My mother taught me how to cook for groups of people, or large parties, but never for one person. She taught me how to behave in formal and awkward settings alike, making sure I knew what cutlery to use when. In addition, my grandfather insisted that I also learn to eat the traditional Asian way (with my hands) without making a mess or a fool of myself, but Mommy, never taught me how to eat alone.

Ever since both my parents died last year, I have been learning to live, eat and cook for myself for the first time. When I was away at college, I had a roommate, so I didn’t have the solo flight experience I would have wanted. When I studied in the USA, I lived with foster parents, which in retrospect turned out to be one of the biggest mistakes of my life, but my point is that I was never alone over there either. Being Asian and belonging to the generation that was still expected to live at home until marriage, it was inconceivable to live on my own. So basically I went from living with my parents straight into married life, with no detours, and for a privileged expat brat like myself, this was a hell of a jump. So what many people already experienced at 18 or 19, like my daughter is doing now, I am experiencing at 50.

On the whole, living alone is exciting and scary all at the same time, and like many other aspects of my life, there are good days and bad days. But the one thing I struggle with the most is food. I am not motivated to cook for myself, and on some days find it a travesty to do so. But eat I must in order to see the morrow and write another chapter. So it is just as well that I embarked on a new nutritional path and learn everything from scratch.

When I chose to go gluten free, lactose free, and sugar free over six weeks ago, I didn’t quite understand the magnitude of the change I was setting myself up for. Gluten free is hard enough, but combine it with going lactose and sugar free voluntarily is just nuts. German has a wonderful word for this, umstellung, which does just mean to change, but in effect to turn something upside down or inside out. Either way, an umstellug requires physical change from one position to another and I can think of no better word for this dietary transformation. First I did the research, in order to understand what I was giving up and more importantly, how it could be replaced. Then I questioned my sanity.

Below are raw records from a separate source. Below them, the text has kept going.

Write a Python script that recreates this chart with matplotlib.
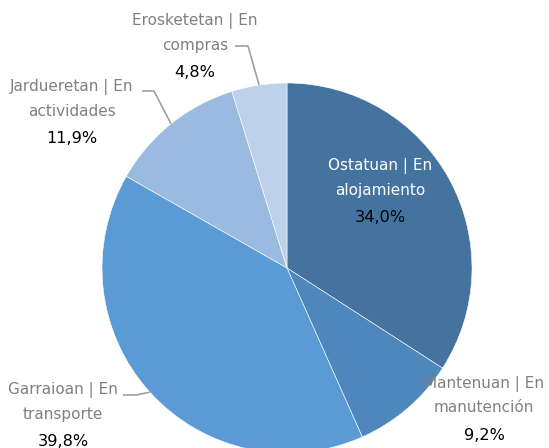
import matplotlib
matplotlib.use('Agg')
import numpy as np
import matplotlib.pyplot as plt

# data
categories = ['Ostatuan | En\nalojamiento', 'Mantenuan | En\nmanutención',
              'Garraioan | En\ntransporte', 'Jardueretan | En\nactividades',
              'Erosketetan | En\ncompras']
values = [34.0, 9.2, 39.8, 11.9, 4.8]
pct_labels = ['34,0%', '9,2%', '39,8%', '11,9%', '4,8%']
colors = ['#44739f', '#4e87bb', '#5b9bd5', '#9bbadf', '#bdd1ea']

# layout (pixels in the 549x448 image)
W, H = 549, 448
cx, cy, R = 287, 268, 185
label_pos = [(380, 166), (484, 384), (63, 390), (72, 87), (195, 21)]
label_col = ['white', '#808080', '#808080', '#808080', '#808080']
# leader line start (end of the label text), None = no leader
leader_start = [None, None, (123, 395), (142, 91), (235, 46)]
leader_knee = [None, None, (136, 395), (154, 91), (248, 46)]


def px(x, y):
    return (x - cx) / R, (cy - y) / R


fig = plt.figure(figsize=(W / 100, H / 100), dpi=100)
ax = fig.add_axes([0, 0, 1, 1])

wedges, _ = ax.pie(values, colors=colors, startangle=90, counterclock=False,
                   radius=1, center=(0, 0), frame=True,
                   wedgeprops=dict(edgecolor='white', linewidth=0.4))
ax.set_xlim(px(0, 0)[0], px(W, 0)[0])
ax.set_ylim(px(0, H)[1], px(0, 0)[1])
ax.set_aspect('auto')
ax.axis('off')

fs = 11
for i, cat in enumerate(categories):
    lx, ly = label_pos[i]
    l1, l2 = cat.split('\n')
    ax.text(*px(lx, ly), l1, ha='center', va='center', fontsize=fs, color=label_col[i])
    ax.text(*px(lx, ly + 24), l2, ha='center', va='center', fontsize=fs, color=label_col[i])
    ax.text(*px(lx, ly + 51), pct_labels[i], ha='center', va='center', fontsize=fs + 0.6, color='black')

    if leader_start[i] is not None:
        w = wedges[i]
        mid = np.deg2rad((w.theta1 + w.theta2) / 2)
        ex, ey = np.cos(mid), np.sin(mid)
        sx, sy = px(*leader_start[i])
        kx, ky = px(*leader_knee[i])
        ax.plot([sx, kx, ex], [sy, ky, ey], color='#a0a0a0', lw=1.2, solid_capstyle='butt')

fig.savefig('out.png', dpi=100)
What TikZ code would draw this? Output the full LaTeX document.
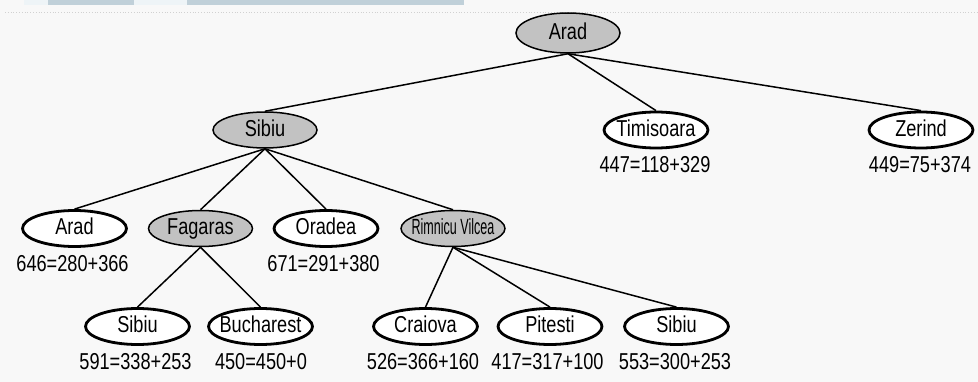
\documentclass[tikz,border=0pt]{standalone}
\usepackage{fontspec}
\setmainfont{Liberation Sans}[FakeStretch=0.79]
\newfontfamily\narrowfont{Liberation Sans}[FakeStretch=0.57]
\usetikzlibrary{shapes.geometric}
\definecolor{paper}{RGB}{248,248,248}
\definecolor{expanded}{RGB}{194,194,194}
\definecolor{stripdark}{RGB}{192,208,217}
\definecolor{strippale}{RGB}{238,244,247}
\newcommand\cityname[1]{\makebox[0pt]{#1}}
\tikzset{
  city/.style={ellipse, draw=black, fill=white, line width=2.8pt,
    minimum width=104pt, minimum height=36pt, inner sep=0pt,
    text height=17pt, text depth=4pt,
    font=\fontsize{23}{25}\selectfont},
  opened/.style={city, fill=expanded, line width=1.5pt},
  cost/.style={inner sep=0pt, font=\fontsize{23}{25}\selectfont},
  branch/.style={line width=1.5pt}
}
\begin{document}
\begin{tikzpicture}[x=1pt, y=-1pt]
  % page and header strip
  \fill[paper] (0,0) rectangle (978,382);
  \useasboundingbox (0,0) rectangle (978,382);
  \fill[strippale] (24,0) rectangle (48,5);
  \fill[stripdark] (48,0) rectangle (134,5);
  \fill[strippale] (134,0) rectangle (187,5);
  \fill[stripdark] (187,0) rectangle (464,5);
  \draw[black!18, line width=0.8pt, dotted] (5,12) -- (978,12);

  % root
  \node[opened, minimum height=40pt] (arad0) at (568,33) {\cityname{Arad}};

  % first expansion
  \node[opened] (sibiu1) at (265,130) {\cityname{Sibiu}};
  \node[city] (timi) at (656,130) {\cityname{Timisoara}};
  \node[city] (zer) at (921,130) {\cityname{Zerind}};
  \node[cost] (ctimi) at (655,165) {447=118+329};
  \node[cost] (czer) at (920,165) {449=75+374};

  % second expansion
  \node[city] (arad2) at (74.5,228.5) {\cityname{Arad}};
  \node[opened] (fag) at (200.5,228.5) {\cityname{Fagaras}};
  \node[city] (ora) at (326,228.5) {\cityname{Oradea}};
  \node[opened] (rim) at (453,228.5) {\cityname{\narrowfont\fontsize{22}{24}\selectfont Rimnicu Vilcea}};
  \node[cost] (carad2) at (72.5,264) {646=280+366};
  \node[cost] (cora) at (323.5,264) {671=291+380};

  % third expansion
  \node[city] (sib3a) at (137.5,326.5) {\cityname{Sibiu}};
  \node[city] (buc) at (260.5,326.5) {\cityname{Bucharest}};
  \node[city] (cra) at (425.5,326.5) {\cityname{Craiova}};
  \node[city] (pit) at (550,326.5) {\cityname{Pitesti}};
  \node[city] (sib3b) at (676.5,326.5) {\cityname{Sibiu}};
  \node[cost] (csib3a) at (135.5,362) {591=338+253};
  \node[cost] (cbuc) at (261,362) {450=450+0};
  \node[cost] (ccra) at (423,362) {526=366+160};
  \node[cost] (cpit) at (547.5,362) {417=317+100};
  \node[cost] (csib3b) at (675,362) {553=300+253};

  % tree branches
  \draw[branch] (arad0.south) -- (sibiu1.north);
  \draw[branch] (arad0.south) -- (timi.north);
  \draw[branch] (arad0.south) -- (zer.north);
  \draw[branch] (sibiu1.south) -- (arad2.north);
  \draw[branch] (sibiu1.south) -- (fag.north);
  \draw[branch] (sibiu1.south) -- (ora.north);
  \draw[branch] (sibiu1.south) -- (rim.north);
  \draw[branch] (fag.south) -- (sib3a.north);
  \draw[branch] (fag.south) -- (buc.north);
  \draw[branch] (rim.south) -- (cra.north);
  \draw[branch] (rim.south) -- (pit.north);
  \draw[branch] (rim.south) -- (sib3b.north);
\end{tikzpicture}
\end{document}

Let’s play the Game of Flours. Out goes the regular wheat flour from my pantry and in comes buckwheat, gram, rice, and corn flour. Away with the regular sugar and honey, and in with agave syrup and erythritol. Usher in the lactose free items in the fridge and it’s a whole new ball game. Lactose free mozzarella and feta cheese are not bad, mind you, but I draw the line at almond milk!  Lactose free yoghurt is a bit more expensive than the regular one, so I make my own. Gluten free pancakes and tortillas, when made properly, are a joy to eat, knowing you are not piling up on the carbs and calories. Ok, they may be a tad rubbery if you mess around with the proportions, but in general it is a fascinating challenge.

These days I eat out even less, which forces me to cook a healthy meal at home, once I overcome my own inertia. I’ve been very vocal in the past about avoiding social media, but I have to admit that Pinterest is a lifesaver when it comes to finding recipes for this particular constellation of mine. As for eating alone, I try to make a ceremony out of it, lighting candles and taking a page from Erma Bombeck, making every day a special occasion. Sometimes I even set a place for my cat, placemat and all!

So what do I have to show for it? Odd coloured pasta in my pantry, items that never before saw the light of day on my shopping list, e.g. millet (Hirse, in German, mijo in Spanish), and the mere fact that my college class ring fits perfectly again after 25 years!